Problem statement:
Quote all of the data exactly as given. Skip every picture it contains.
◇ ◇ ◇
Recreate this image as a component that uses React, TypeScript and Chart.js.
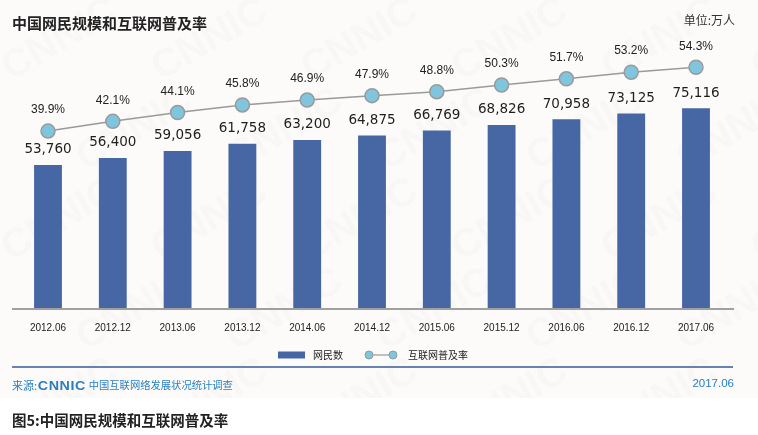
import React, { useEffect, useRef } from "react";
import { Chart, registerables } from "chart.js";

Chart.register(...registerables);

const categories = ["2012.06", "2012.12", "2013.06", "2013.12", "2014.06", "2014.12", "2015.06", "2015.12", "2016.06", "2016.12", "2017.06"];
const netizens = [53760, 56400, 59056, 61758, 63200, 64875, 66769, 68826, 70958, 73125, 75116];
const penetration = [39.9, 42.1, 44.1, 45.8, 46.9, 47.9, 48.8, 50.3, 51.7, 53.2, 54.3];
const seriesNames = ["网民数", "互联网普及率"];

const BAR_COLOR = "#4767a4";
const POINT_FILL = "#7fc5dd";
const LINE_COLOR = "#9a9a9a";
const CJK = "'Noto Sans CJK SC', 'Noto Sans', sans-serif";

const labelsPlugin = {
  id: "customLabels",
  beforeDraw(chart: any) {
    const ctx = chart.ctx;
    ctx.save();
    ctx.fillStyle = "#fcfbfa";
    ctx.fillRect(0, 0, chart.width, 398);
    ctx.beginPath();
    ctx.rect(0, 0, chart.width, 398);
    ctx.clip();
    // faint watermark
    ctx.fillStyle = "rgba(150,120,120,0.03)";
    ctx.font = "bold 40px 'Liberation Sans', sans-serif";
    ctx.textAlign = "center";
    ctx.textBaseline = "middle";
    for (let row = 0; row < 5; row++) {
      for (let col = 0; col < 6; col++) {
        ctx.save();
        const x = 60 + col * 150 + (row % 2) * 75;
        const y = 40 + row * 90;
        ctx.translate(x, y);
        ctx.rotate(-Math.PI / 6);
        ctx.fillText("CNNIC", 0, 0);
        ctx.restore();
      }
    }
    ctx.restore();
  },
  afterDatasetsDraw(chart: any) {
    const ctx = chart.ctx;
    const area = chart.chartArea;
    ctx.save();
    // x axis line
    ctx.strokeStyle = "#a0a0a0";
    ctx.lineWidth = 2;
    ctx.beginPath();
    ctx.moveTo(12, area.bottom + 1);
    ctx.lineTo(734, area.bottom + 1);
    ctx.stroke();

    const barMeta = chart.getDatasetMeta(0);
    ctx.fillStyle = "#1e1e1e";
    ctx.font = "13.5px 'DejaVu Sans', sans-serif";
    ctx.textAlign = "center";
    ctx.textBaseline = "middle";
    barMeta.data.forEach((el: any, i: number) => {
      ctx.fillText(netizens[i].toLocaleString("en-US"), el.x, el.y - 15);
    });
    const lineMeta = chart.getDatasetMeta(1);
    ctx.font = "12px 'Liberation Sans', sans-serif";
    ctx.fillStyle = "#222";
    lineMeta.data.forEach((el: any, i: number) => {
      ctx.fillText(penetration[i].toFixed(1) + "%", el.x, el.y - 21);
    });

    // legend
    ctx.fillStyle = BAR_COLOR;
    ctx.fillRect(278, 351.5, 27, 7);
    ctx.fillStyle = "#222";
    ctx.font = "10px " + CJK;
    ctx.textAlign = "left";
    ctx.fillText(seriesNames[0], 313, 355);
    ctx.strokeStyle = LINE_COLOR;
    ctx.lineWidth = 1.2;
    ctx.beginPath();
    ctx.moveTo(369, 355);
    ctx.lineTo(393, 355);
    ctx.stroke();
    [369, 393].forEach((cx) => {
      ctx.beginPath();
      ctx.arc(cx, 355, 4, 0, Math.PI * 2);
      ctx.fillStyle = POINT_FILL;
      ctx.fill();
      ctx.strokeStyle = LINE_COLOR;
      ctx.lineWidth = 1;
      ctx.stroke();
    });
    ctx.fillStyle = "#222";
    ctx.fillText(seriesNames[1], 408, 355);

    // divider line
    ctx.strokeStyle = "#3a5a9a";
    ctx.lineWidth = 1.5;
    ctx.beginPath();
    ctx.moveTo(12, 367);
    ctx.lineTo(733, 367);
    ctx.stroke();
    ctx.restore();
  },
};

export default function App() {
  const ref = useRef<HTMLCanvasElement | null>(null);
  useEffect(() => {
    document.body.style.margin = "0";
    const chart = new Chart(ref.current as HTMLCanvasElement, {
      type: "bar",
      data: {
        labels: categories,
        datasets: [
          {
            type: "bar",
            label: seriesNames[0],
            data: netizens,
            backgroundColor: BAR_COLOR,
            barPercentage: 0.43,
            categoryPercentage: 1,
            yAxisID: "y",
            order: 1,
          },
          {
            type: "line",
            label: seriesNames[1],
            data: penetration,
            borderColor: LINE_COLOR,
            borderWidth: 1.5,
            pointRadius: 7,
            pointBackgroundColor: POINT_FILL,
            pointBorderColor: LINE_COLOR,
            pointBorderWidth: 1.5,
            yAxisID: "y1",
            order: 0,
          } as any,
        ],
      },
      options: {
        responsive: false,
        animation: false,
        layout: { padding: { left: 15.6, right: 29.6, top: 42, bottom: 86 } },
        plugins: { legend: { display: false }, tooltip: { enabled: false } },
        scales: {
          x: {
            grid: { display: false, drawTicks: false },
            border: { display: false },
            ticks: {
              color: "#222",
              padding: 14.5,
              font: { family: "'Liberation Sans', sans-serif", size: 10 },
              maxRotation: 0,
              autoSkip: false,
            },
          },
          y: { display: false, min: 0, max: 100000 },
          y1: { display: false, min: 0, max: 60 },
        },
      },
      plugins: [labelsPlugin],
    });
    return () => chart.destroy();
  }, []);

  const abs = (s: React.CSSProperties): React.CSSProperties => ({ position: "absolute", whiteSpace: "nowrap", lineHeight: 1, ...s });

  return (
    <div style={{ position: "relative", width: 758, height: 435, background: "#fff", overflow: "hidden" }}>
      <canvas ref={ref} width={758} height={435} style={{ position: "absolute", left: 0, top: 0 }} />
      <div style={abs({ left: 12, top: 15, fontFamily: CJK, fontWeight: 700, fontSize: 15, color: "#222" })}>中国网民规模和互联网普及率</div>
      <div style={abs({ right: 23, top: 14, fontFamily: CJK, fontSize: 12, color: "#333" })}>单位:万人</div>
      <div style={abs({ left: 12, top: 379, fontFamily: CJK, fontSize: 11, color: "#2a7fc0", display: "flex", alignItems: "center" })}>
        <span>来源:</span>
        <span style={{ fontFamily: "'Liberation Sans', sans-serif", fontWeight: 900, fontSize: 13, letterSpacing: 0.5, margin: "0 5px 0 3px", transform: "scaleX(1.1)", display: "inline-block" }}>CNNIC</span>
        <span style={{ fontSize: 10.3 }}>中国互联网络发展状况统计调查</span>
      </div>
      <div style={abs({ right: 24, top: 378, fontFamily: "'Liberation Sans', sans-serif", fontSize: 11.5, color: "#2a7fc0" })}>2017.06</div>
      <div style={abs({ left: 12, top: 413, fontFamily: CJK, fontWeight: 700, fontSize: 14.5, color: "#222" })}>图5:中国网民规模和互联网普及率</div>
    </div>
  );
}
◇ ◇ ◇
Expected output:
Recreate this image as a component that uses React, TypeScript and Chart.js.
import React, { useEffect, useRef } from "react";
import { Chart, registerables } from "chart.js";

Chart.register(...registerables);

const categories = ["2012.06", "2012.12", "2013.06", "2013.12", "2014.06", "2014.12", "2015.06", "2015.12", "2016.06", "2016.12", "2017.06"];
const netizens = [53760, 56400, 59056, 61758, 63200, 64875, 66769, 68826, 70958, 73125, 75116];
const penetration = [39.9, 42.1, 44.1, 45.8, 46.9, 47.9, 48.8, 50.3, 51.7, 53.2, 54.3];
const seriesNames = ["网民数", "互联网普及率"];

const BAR_COLOR = "#4767a4";
const POINT_FILL = "#7fc5dd";
const LINE_COLOR = "#9a9a9a";
const CJK = "'Noto Sans CJK SC', 'Noto Sans', sans-serif";

const labelsPlugin = {
  id: "customLabels",
  beforeDraw(chart: any) {
    const ctx = chart.ctx;
    ctx.save();
    ctx.fillStyle = "#fcfbfa";
    ctx.fillRect(0, 0, chart.width, 398);
    ctx.beginPath();
    ctx.rect(0, 0, chart.width, 398);
    ctx.clip();
    // faint watermark
    ctx.fillStyle = "rgba(150,120,120,0.03)";
    ctx.font = "bold 40px 'Liberation Sans', sans-serif";
    ctx.textAlign = "center";
    ctx.textBaseline = "middle";
    for (let row = 0; row < 5; row++) {
      for (let col = 0; col < 6; col++) {
        ctx.save();
        const x = 60 + col * 150 + (row % 2) * 75;
        const y = 40 + row * 90;
        ctx.translate(x, y);
        ctx.rotate(-Math.PI / 6);
        ctx.fillText("CNNIC", 0, 0);
        ctx.restore();
      }
    }
    ctx.restore();
  },
  afterDatasetsDraw(chart: any) {
    const ctx = chart.ctx;
    const area = chart.chartArea;
    ctx.save();
    // x axis line
    ctx.strokeStyle = "#a0a0a0";
    ctx.lineWidth = 2;
    ctx.beginPath();
    ctx.moveTo(12, area.bottom + 1);
    ctx.lineTo(734, area.bottom + 1);
    ctx.stroke();

    const barMeta = chart.getDatasetMeta(0);
    ctx.fillStyle = "#1e1e1e";
    ctx.font = "13.5px 'DejaVu Sans', sans-serif";
    ctx.textAlign = "center";
    ctx.textBaseline = "middle";
    barMeta.data.forEach((el: any, i: number) => {
      ctx.fillText(netizens[i].toLocaleString("en-US"), el.x, el.y - 15);
    });
    const lineMeta = chart.getDatasetMeta(1);
    ctx.font = "12px 'Liberation Sans', sans-serif";
    ctx.fillStyle = "#222";
    lineMeta.data.forEach((el: any, i: number) => {
      ctx.fillText(penetration[i].toFixed(1) + "%", el.x, el.y - 21);
    });

    // legend
    ctx.fillStyle = BAR_COLOR;
    ctx.fillRect(278, 351.5, 27, 7);
    ctx.fillStyle = "#222";
    ctx.font = "10px " + CJK;
    ctx.textAlign = "left";
    ctx.fillText(seriesNames[0], 313, 355);
    ctx.strokeStyle = LINE_COLOR;
    ctx.lineWidth = 1.2;
    ctx.beginPath();
    ctx.moveTo(369, 355);
    ctx.lineTo(393, 355);
    ctx.stroke();
    [369, 393].forEach((cx) => {
      ctx.beginPath();
      ctx.arc(cx, 355, 4, 0, Math.PI * 2);
      ctx.fillStyle = POINT_FILL;
      ctx.fill();
      ctx.strokeStyle = LINE_COLOR;
      ctx.lineWidth = 1;
      ctx.stroke();
    });
    ctx.fillStyle = "#222";
    ctx.fillText(seriesNames[1], 408, 355);

    // divider line
    ctx.strokeStyle = "#3a5a9a";
    ctx.lineWidth = 1.5;
    ctx.beginPath();
    ctx.moveTo(12, 367);
    ctx.lineTo(733, 367);
    ctx.stroke();
    ctx.restore();
  },
};

export default function App() {
  const ref = useRef<HTMLCanvasElement | null>(null);
  useEffect(() => {
    document.body.style.margin = "0";
    const chart = new Chart(ref.current as HTMLCanvasElement, {
      type: "bar",
      data: {
        labels: categories,
        datasets: [
          {
            type: "bar",
            label: seriesNames[0],
            data: netizens,
            backgroundColor: BAR_COLOR,
            barPercentage: 0.43,
            categoryPercentage: 1,
            yAxisID: "y",
            order: 1,
          },
          {
            type: "line",
            label: seriesNames[1],
            data: penetration,
            borderColor: LINE_COLOR,
            borderWidth: 1.5,
            pointRadius: 7,
            pointBackgroundColor: POINT_FILL,
            pointBorderColor: LINE_COLOR,
            pointBorderWidth: 1.5,
            yAxisID: "y1",
            order: 0,
          } as any,
        ],
      },
      options: {
        responsive: false,
        animation: false,
        layout: { padding: { left: 15.6, right: 29.6, top: 42, bottom: 86 } },
        plugins: { legend: { display: false }, tooltip: { enabled: false } },
        scales: {
          x: {
            grid: { display: false, drawTicks: false },
            border: { display: false },
            ticks: {
              color: "#222",
              padding: 14.5,
              font: { family: "'Liberation Sans', sans-serif", size: 10 },
              maxRotation: 0,
              autoSkip: false,
            },
          },
          y: { display: false, min: 0, max: 100000 },
          y1: { display: false, min: 0, max: 60 },
        },
      },
      plugins: [labelsPlugin],
    });
    return () => chart.destroy();
  }, []);

  const abs = (s: React.CSSProperties): React.CSSProperties => ({ position: "absolute", whiteSpace: "nowrap", lineHeight: 1, ...s });

  return (
    <div style={{ position: "relative", width: 758, height: 435, background: "#fff", overflow: "hidden" }}>
      <canvas ref={ref} width={758} height={435} style={{ position: "absolute", left: 0, top: 0 }} />
      <div style={abs({ left: 12, top: 15, fontFamily: CJK, fontWeight: 700, fontSize: 15, color: "#222" })}>中国网民规模和互联网普及率</div>
      <div style={abs({ right: 23, top: 14, fontFamily: CJK, fontSize: 12, color: "#333" })}>单位:万人</div>
      <div style={abs({ left: 12, top: 379, fontFamily: CJK, fontSize: 11, color: "#2a7fc0", display: "flex", alignItems: "center" })}>
        <span>来源:</span>
        <span style={{ fontFamily: "'Liberation Sans', sans-serif", fontWeight: 900, fontSize: 13, letterSpacing: 0.5, margin: "0 5px 0 3px", transform: "scaleX(1.1)", display: "inline-block" }}>CNNIC</span>
        <span style={{ fontSize: 10.3 }}>中国互联网络发展状况统计调查</span>
      </div>
      <div style={abs({ right: 24, top: 378, fontFamily: "'Liberation Sans', sans-serif", fontSize: 11.5, color: "#2a7fc0" })}>2017.06</div>
      <div style={abs({ left: 12, top: 413, fontFamily: CJK, fontWeight: 700, fontSize: 14.5, color: "#222" })}>图5:中国网民规模和互联网普及率</div>
    </div>
  );
}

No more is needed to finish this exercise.